Je fais partie de la génération des enfants de la guerre des années 70-80 du siècle dernier au Liban. Suite aux accords de Taëf et l’arrêt des combats internes en 1989-1990, je portai en moi tant une mémoire meurtrie que la soif de la découverte de la vérité sur le passé. Construire mon identité en tant qu’adolescente et jeune adulte allait de pair avec une dynamique cathartique du ressouvenir, laquelle passait inévitablement par la rencontre avec l’autre (de religion/confession différente et l’a-religieux/confessionnel), et par la compréhension des relations politique-religion-société, religion-guerre-paix, religieux-sécularisation etc. La guerre était perçue surtout en tant que guerre civile islamo-chrétienne, ce que finalement j’ai pu déconstruire avec le temps, l’activisme et la recherche académique.
L’identité religieuse fut certes instrumentalisée, mais cette instrumentalisation n’explique pas à elle seule les multiples visages des conflits sur le sol libanais. Elle n’explique pas à elle seule le sexisme omniprésent dans tous les secteurs de la société libanaise. Certes, celui-ci marque en force le domaine du religieux, surtout la production du savoir sur le religieux et la gestion du sacré. En effet, bien qu’il existe des individus qui adoptent une vision du monde égalitaire, l’égalité des genres à ces niveaux est quasi-absente. Les obstacles restent nombreux à l’acceptation et la reconnaissance des discours et pratiques des femmes. En ce sens, le religieux et l’identité religieuse, ou leur instrumentalisation, sont oppressants – les ‘lieux’ d’oppression sont beaucoup plus étendus que les ‘lieux’ épanouissants et libérateurs. Et les différences ne peuvent être établies uniquement entre communautés chrétiennes d’une part et communautés islamiques de l’autre. Il est évident que certaines différences fondamentales existent entre les divers statuts personnels (lesquels sont religieux/confessionnels), surtout en ce qui concerne le mariage, le divorce, la garde des enfants et l’héritage. Toutefois, la même logique, ou le même système se retrouve à tous les niveaux, à savoir le patriarcat, et marque les schèmes mentaux depuis des millénaires.

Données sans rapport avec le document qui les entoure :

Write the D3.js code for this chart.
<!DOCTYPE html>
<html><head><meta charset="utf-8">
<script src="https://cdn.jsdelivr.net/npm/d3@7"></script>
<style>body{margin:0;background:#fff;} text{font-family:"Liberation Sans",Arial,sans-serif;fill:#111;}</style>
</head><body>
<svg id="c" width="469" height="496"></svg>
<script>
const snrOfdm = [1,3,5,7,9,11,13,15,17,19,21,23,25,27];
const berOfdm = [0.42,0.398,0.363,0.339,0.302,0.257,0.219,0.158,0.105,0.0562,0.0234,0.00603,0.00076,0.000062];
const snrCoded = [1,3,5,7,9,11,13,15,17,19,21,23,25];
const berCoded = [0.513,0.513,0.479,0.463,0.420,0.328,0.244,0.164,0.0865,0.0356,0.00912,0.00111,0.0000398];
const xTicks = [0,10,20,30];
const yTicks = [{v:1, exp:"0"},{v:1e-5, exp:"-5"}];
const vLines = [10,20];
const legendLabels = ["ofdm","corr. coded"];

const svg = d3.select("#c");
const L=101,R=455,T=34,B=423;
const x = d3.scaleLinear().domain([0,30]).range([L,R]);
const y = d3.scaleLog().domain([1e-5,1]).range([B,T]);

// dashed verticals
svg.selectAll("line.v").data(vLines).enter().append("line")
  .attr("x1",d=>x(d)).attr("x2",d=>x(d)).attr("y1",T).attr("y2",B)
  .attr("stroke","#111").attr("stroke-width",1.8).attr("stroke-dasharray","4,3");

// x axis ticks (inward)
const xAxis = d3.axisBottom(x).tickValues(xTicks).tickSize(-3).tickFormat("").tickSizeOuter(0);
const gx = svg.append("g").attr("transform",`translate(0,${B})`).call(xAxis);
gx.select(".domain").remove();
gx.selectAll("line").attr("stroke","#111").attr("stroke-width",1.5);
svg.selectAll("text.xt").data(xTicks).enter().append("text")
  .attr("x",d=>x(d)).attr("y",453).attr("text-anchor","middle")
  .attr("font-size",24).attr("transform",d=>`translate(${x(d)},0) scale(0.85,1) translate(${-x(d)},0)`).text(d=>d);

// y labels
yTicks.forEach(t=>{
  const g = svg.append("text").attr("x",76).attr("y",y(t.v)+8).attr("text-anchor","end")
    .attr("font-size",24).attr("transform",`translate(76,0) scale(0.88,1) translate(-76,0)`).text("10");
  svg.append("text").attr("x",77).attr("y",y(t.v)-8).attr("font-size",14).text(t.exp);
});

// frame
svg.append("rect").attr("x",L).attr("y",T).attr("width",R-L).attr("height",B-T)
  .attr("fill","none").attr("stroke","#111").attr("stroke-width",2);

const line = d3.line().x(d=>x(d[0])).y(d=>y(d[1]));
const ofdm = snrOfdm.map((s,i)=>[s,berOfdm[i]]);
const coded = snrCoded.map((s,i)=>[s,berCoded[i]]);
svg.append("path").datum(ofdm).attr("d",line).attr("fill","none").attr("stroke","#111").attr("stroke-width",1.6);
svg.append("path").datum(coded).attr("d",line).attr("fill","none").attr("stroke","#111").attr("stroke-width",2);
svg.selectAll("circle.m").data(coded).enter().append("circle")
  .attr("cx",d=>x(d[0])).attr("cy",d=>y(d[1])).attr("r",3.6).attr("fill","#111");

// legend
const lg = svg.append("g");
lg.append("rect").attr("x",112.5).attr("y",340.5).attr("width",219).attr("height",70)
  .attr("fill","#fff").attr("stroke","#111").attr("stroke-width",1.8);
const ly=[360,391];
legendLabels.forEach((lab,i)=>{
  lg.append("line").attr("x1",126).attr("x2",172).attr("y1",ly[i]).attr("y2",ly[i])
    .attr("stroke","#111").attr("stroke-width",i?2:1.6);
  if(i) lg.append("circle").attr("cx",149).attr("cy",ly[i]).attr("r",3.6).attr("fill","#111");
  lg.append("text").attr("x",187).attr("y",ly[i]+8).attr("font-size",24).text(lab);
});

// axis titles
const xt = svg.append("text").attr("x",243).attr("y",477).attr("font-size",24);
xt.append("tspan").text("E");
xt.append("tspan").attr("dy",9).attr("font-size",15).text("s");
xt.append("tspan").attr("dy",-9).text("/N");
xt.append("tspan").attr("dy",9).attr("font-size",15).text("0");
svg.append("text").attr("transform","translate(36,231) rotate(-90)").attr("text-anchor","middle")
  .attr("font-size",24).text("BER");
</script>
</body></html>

Aussi, le message religieux, dans son interaction avec les individus et organisations féministes au Liban, est à analyser avec précaution. Il peut devenir un obstacle à la remise en cause des normes sociales lesquelles sont en partie déterminées par la religion. Il peut servir au contraire d’instrument pour rendre les revendications féministes plus acceptables. D’ailleurs, il représente un outil indispensable – matériel et symbolique – à maîtriser pour certaines féministes.
La situation peut-elle évoluer ? Oui, si la lutte a lieu à deux niveaux interreliés, tant au sein des systèmes religieux (comme les théologiennes féministes tentent de faire en Amérique du Nord), que de l’extérieur (individus et mouvements qui luttent pour les droits des femmes, et les droits humains en général, et qui seraient de tendance séculariste). Au Liban, les organisations et individus féministes ont de plus en plus d’impact auprès de certaines tranches de la société, même s’il s’agit de ‘baby steps’ au sein d’un long et pénible processus, mais la lutte à partir de l’intérieur des systèmes religieux est bien loin d’être enclenchée, ou se fait-elle à titre individuel et ponctuel.

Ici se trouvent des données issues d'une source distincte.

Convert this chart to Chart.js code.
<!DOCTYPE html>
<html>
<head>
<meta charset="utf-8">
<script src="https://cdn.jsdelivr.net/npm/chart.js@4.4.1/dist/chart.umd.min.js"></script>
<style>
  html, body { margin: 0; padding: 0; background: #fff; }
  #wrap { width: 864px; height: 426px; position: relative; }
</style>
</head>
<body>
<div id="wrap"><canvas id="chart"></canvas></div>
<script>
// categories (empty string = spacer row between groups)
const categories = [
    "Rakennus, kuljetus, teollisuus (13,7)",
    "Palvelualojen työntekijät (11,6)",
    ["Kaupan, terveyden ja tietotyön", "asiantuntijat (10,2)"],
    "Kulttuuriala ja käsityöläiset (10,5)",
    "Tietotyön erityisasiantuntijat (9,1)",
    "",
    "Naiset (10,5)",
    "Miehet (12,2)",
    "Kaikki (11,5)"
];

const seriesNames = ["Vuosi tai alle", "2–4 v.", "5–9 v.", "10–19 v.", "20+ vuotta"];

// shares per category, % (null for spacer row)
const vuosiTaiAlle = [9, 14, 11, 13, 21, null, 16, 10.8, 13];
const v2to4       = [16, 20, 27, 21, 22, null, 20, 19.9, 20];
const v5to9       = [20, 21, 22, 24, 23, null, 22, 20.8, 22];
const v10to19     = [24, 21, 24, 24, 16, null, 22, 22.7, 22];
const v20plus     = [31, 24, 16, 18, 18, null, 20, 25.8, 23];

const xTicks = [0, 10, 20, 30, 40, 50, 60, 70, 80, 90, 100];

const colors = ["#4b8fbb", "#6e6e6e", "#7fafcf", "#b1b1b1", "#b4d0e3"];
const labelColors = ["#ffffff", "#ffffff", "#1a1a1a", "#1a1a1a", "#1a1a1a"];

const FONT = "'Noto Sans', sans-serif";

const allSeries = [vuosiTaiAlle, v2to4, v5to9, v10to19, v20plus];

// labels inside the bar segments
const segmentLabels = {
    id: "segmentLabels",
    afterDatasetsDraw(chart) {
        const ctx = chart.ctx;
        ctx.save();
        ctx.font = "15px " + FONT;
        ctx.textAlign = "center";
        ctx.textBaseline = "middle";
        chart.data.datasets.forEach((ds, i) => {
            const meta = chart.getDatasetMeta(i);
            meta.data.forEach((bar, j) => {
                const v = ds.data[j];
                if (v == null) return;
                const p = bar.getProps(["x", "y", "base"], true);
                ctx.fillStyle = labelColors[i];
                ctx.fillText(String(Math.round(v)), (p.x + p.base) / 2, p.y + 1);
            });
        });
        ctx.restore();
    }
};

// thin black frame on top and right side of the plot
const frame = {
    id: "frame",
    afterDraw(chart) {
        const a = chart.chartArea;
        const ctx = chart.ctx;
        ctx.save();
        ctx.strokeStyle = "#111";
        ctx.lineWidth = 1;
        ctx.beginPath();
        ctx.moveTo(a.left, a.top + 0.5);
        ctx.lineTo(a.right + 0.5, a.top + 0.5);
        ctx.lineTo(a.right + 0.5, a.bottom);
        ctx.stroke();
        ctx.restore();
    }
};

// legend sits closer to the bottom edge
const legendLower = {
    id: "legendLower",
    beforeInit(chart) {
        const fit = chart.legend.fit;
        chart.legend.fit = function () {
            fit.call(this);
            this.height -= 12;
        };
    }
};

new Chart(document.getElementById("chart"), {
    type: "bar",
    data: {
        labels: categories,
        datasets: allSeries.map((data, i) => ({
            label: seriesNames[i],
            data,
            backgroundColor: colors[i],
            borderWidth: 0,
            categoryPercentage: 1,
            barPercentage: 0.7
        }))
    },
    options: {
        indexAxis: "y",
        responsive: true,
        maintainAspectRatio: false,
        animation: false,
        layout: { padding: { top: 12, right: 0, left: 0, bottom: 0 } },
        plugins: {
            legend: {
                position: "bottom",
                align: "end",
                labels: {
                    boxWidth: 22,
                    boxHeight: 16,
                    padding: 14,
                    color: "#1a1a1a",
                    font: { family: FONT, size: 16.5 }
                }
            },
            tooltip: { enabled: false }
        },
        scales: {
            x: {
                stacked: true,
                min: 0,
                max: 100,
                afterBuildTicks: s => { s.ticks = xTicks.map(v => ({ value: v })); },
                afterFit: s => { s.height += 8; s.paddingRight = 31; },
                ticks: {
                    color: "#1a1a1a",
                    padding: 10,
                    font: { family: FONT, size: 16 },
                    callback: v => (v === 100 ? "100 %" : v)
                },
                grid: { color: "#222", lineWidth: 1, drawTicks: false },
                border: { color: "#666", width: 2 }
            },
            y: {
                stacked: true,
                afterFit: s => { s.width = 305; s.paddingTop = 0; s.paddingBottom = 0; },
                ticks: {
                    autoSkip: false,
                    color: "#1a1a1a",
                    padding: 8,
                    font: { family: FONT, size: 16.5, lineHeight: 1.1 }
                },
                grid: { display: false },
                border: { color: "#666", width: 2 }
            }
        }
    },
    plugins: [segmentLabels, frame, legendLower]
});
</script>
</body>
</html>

Par ailleurs, les féministes (la plupart) se campent souvent ici sur leurs positions, sans qu’il n’y ait de véritables partenariats entre celles qui sont a-religieuses et celles qui sont pro. Les tours d’ivoire sont nombreuses, là où ‘le monde extérieur’ ne peut atteindre l’unité interne, avec l’ivoire comme symbole de matériau recherché que l’on peut ciseler à son aise. Ainsi, ceux et celles qui se trouvent dans leurs tours peuvent-ils/elles jouir d’un lieu privilégié transformé à leur goût, un lieu qui empêche de s’engager avec les AUTRES, pour SOI et les AUTRES, pour une communion humaine et citoyenne à la base de toute avancée, de toute évolution vers le meilleur, de toute survie !
Il me semble plus que nécessaire d’édifier cette communion, cette unité dans la diversité des voix-es féministes libanaises, et de la recréer tous les jours en tenant compte de l’intersection des dominations et des expériences que chacune fait de l’oppression des femmes. Ce sont la compréhension de ces processus et situations diverses, et la construction de ponts en tenant compte de la richesse des différences, dont le religieux et l’a-religieux, qui détermineront notre capacité à porter le projet politique féministe, et à mettre en œuvre des pratiques d’émancipation de et pour toutes les femmes.